Equipment manufacturers d&b audiotechnik state that their own practice was taken forward by Brown’s research: ‘dialogue with ... Brown, as a researcher in the field, in relation to our research and development agenda ... provides us with useful stimulus.’ This then had impact on relations of industry and HE: ‘Our subsequent involvement on many industry projects together bears testament to the advantage of academic and industry co-operation’.

Among industry trainers the Royal Court’s Head of Sound, David McSeveney, uses Brown’s book in training all his new staff. One such is Helen Skiera: ‘chapters and subjects were revealed that began informing my practice. [I]n reading the work, I became aware of other sound designers, and theatre practitioners describing their own work in conceptual terms, rather than purely practical; and really for me, this is the first time that I was aware that this really existed’.

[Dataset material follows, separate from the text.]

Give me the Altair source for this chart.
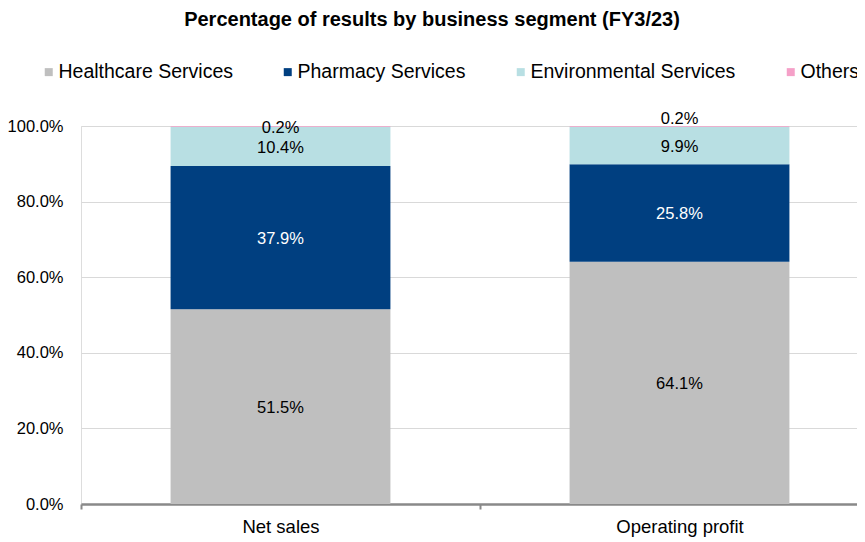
import altair as alt
import pandas as pd

metrics = ["Net sales", "Operating profit"]
segments = ["Healthcare Services", "Pharmacy Services", "Environmental Services", "Others"]
net_sales = [51.5, 37.9, 10.4, 0.2]
operating_profit = [64.1, 25.8, 9.9, 0.2]
seg_colors = ["#BFBFBF", "#003F80", "#B8DFE3", "#F5A0C8"]
label_colors = ["#000000", "#FFFFFF", "#000000", "#000000"]

rows = []
for m, vals in zip(metrics, [net_sales, operating_profit]):
    for i, (s, v) in enumerate(zip(segments, vals)):
        rows.append({"metric": m, "segment": s, "idx": i, "value": v / 100.0,
                     "pct": v, "lc": label_colors[i]})
df = pd.DataFrame(rows)

REG = "Liberation Sans, Arial, sans-serif"

base = alt.Chart(df).transform_stack(
    stack="value", groupby=["metric"], as_=["v0", "v1"],
    sort=[alt.SortField("idx", order="ascending")]
).transform_calculate(
    mid="(datum.v0 + datum.v1) / 2",
    label="format(datum.pct, '.1f') + '%'"
)

x_enc = alt.X("metric:N", sort=metrics, title=None,
              scale=alt.Scale(paddingInner=0.449, paddingOuter=0.2245, range=[0, 798]),
              axis=alt.Axis(labelAngle=0, domainColor="#898989", domainWidth=2.5,
                            ticks=True, tickColor="#898989", tickWidth=2, tickSize=5,
                            tickOffset=-199.5, labelOffset=199.5,
                            labelFont=REG, labelFontSize=18.5,
                            labelColor="#000000", labelPadding=8, grid=False))

bars = base.mark_bar().encode(
    x=x_enc,
    y=alt.Y("v0:Q", title=None,
            scale=alt.Scale(domain=[0, 1], nice=False),
            axis=alt.Axis(format=".1%", values=[0, 0.2, 0.4, 0.6, 0.8, 1.0],
                          domain=False, ticks=False, gridColor="#D9D9D9", gridWidth=1,
                          labelFont=REG, labelFontSize=16.5, labelColor="#000000",
                          labelPadding=18, minExtent=68, maxExtent=68)),
    y2="v1:Q",
    color=alt.Color("segment:N", sort=segments,
                    scale=alt.Scale(domain=segments, range=seg_colors),
                    legend=alt.Legend(title=None, orient="none", legendX=-42, legendY=-64,
                                      direction="horizontal", columns=4,
                                      symbolType="square", symbolSize=64,
                                      symbolStrokeWidth=0, labelFont=REG,
                                      labelFontSize=19.5, labelColor="#000000",
                                      labelOffset=0, columnPadding=45, labelLimit=400,
                                      padding=0)),
    order=alt.Order("idx:Q"),
)

main_labels = base.transform_filter("datum.idx < 3").mark_text(
    font=REG, fontSize=16.5, dy=1.5
).encode(
    x=alt.X("metric:N", sort=metrics),
    y="mid:Q",
    text="label:N",
    color=alt.Color("lc:N", scale=None),
)

others_ns = base.transform_filter("datum.idx == 3 && datum.metric == 'Net sales'").mark_text(
    font=REG, fontSize=16.5, dy=2
).encode(x=alt.X("metric:N", sort=metrics), y="mid:Q", text="label:N",
         color=alt.Color("lc:N", scale=None))

others_op = base.transform_filter("datum.idx == 3 && datum.metric == 'Operating profit'").mark_text(
    font=REG, fontSize=16.5, dy=-7
).encode(x=alt.X("metric:N", sort=metrics), y="mid:Q", text="label:N",
         color=alt.Color("lc:N", scale=None))

chart = alt.layer(bars, main_labels, others_ns, others_op).properties(
    width=776, height=378,
    autosize=alt.AutoSizeParams(type="none"),
    padding={"left": 73, "top": 118, "right": 0, "bottom": 36},
    title=alt.TitleParams(
        "Percentage of results by business segment (FY3/23)",
        font=REG, fontSize=20, fontWeight="bold", color="#000000",
        anchor="middle", frame="group", dx=-37, offset=32),
).configure_view(stroke=None).configure(background="white")

chart.save("out.html", embed_options={"renderer": "svg", "actions": False})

Finally, sound design teachers and students across the world are being influenced by Brown. Sound is a standard text on dramaturgy of sound in UK universities and used heavily outside the UK: ‘almost every MA-thesis in our department contains at least one citation from your book’ (Jari Kauppinen, Theatre Academy of Finland). Professor Rick Thomas, Purdue University, says: ‘I consider ... Sound to be one of the most significant contributions to the field of theatre sound design and composition.... It is required reading in the Graduate MFA program in theatre sound at Purdue University, as it is at several other prominent theatre sound programs in the United States’. At Carnegie Mellon academic and professional designer Joe Pino says Sound’s impact on him was equal to that of Cage’s Silence: it ‘has been pivotal in providing a much needed matrix with which to analyze, evaluate and understand the Art of sound design’.